Investigate event flow:

  • Initial compromise

  • File creation

  • User actions

  • Malware execution


7. Export or Report Findings

Choose:

  • HTML report

  • CSV exports

  • JSON

  • Screenshots for documentation


Strengths of Autopsy

  • Beginner-friendly GUI

  • Strong OS artifact support

  • Excellent for disk image analysis

  • Free & open source

  • Large community

  • Extensible via plugins

  • Supports multi-user collaboration


Limitations of Autopsy

  • Limited mobile forensics compared to AXIOM or Cellebrite

  • Memory forensics requires additional modules

  • Gaps in macOS and iOS parsing

  • Not ideal for encrypted container cracking

  • Slower on very large cases


Intel Dump

  • Autopsy is a free forensic toolkit built on Sleuth Kit, used for disk, file system, browser, email, and artifact analysis.

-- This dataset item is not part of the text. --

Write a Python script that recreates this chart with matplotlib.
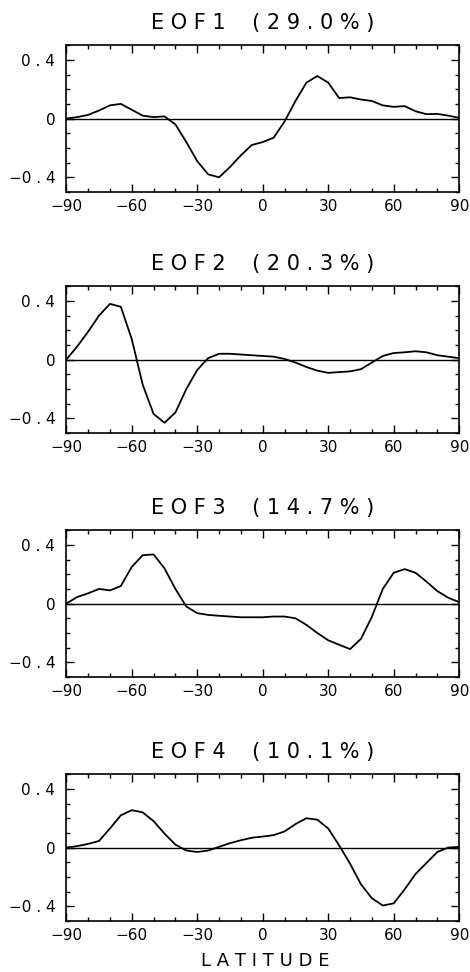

  • Supports E01, RAW, VHD images, and provides integrated OS artifact parsing for Windows, Linux, and limited macOS.

  • Key features include timeline analysis, file carving, keyword search, hash databases, email parsing, and report generation.

  • Autopsy uses ingest modules for automated artifact extraction and supports plugins for advanced analysis.

  • Ideal for disk forensics, browser investigations, deleted file recovery, and OS artifact analysis; less suitable for advanced mobile forensics or encrypted environments.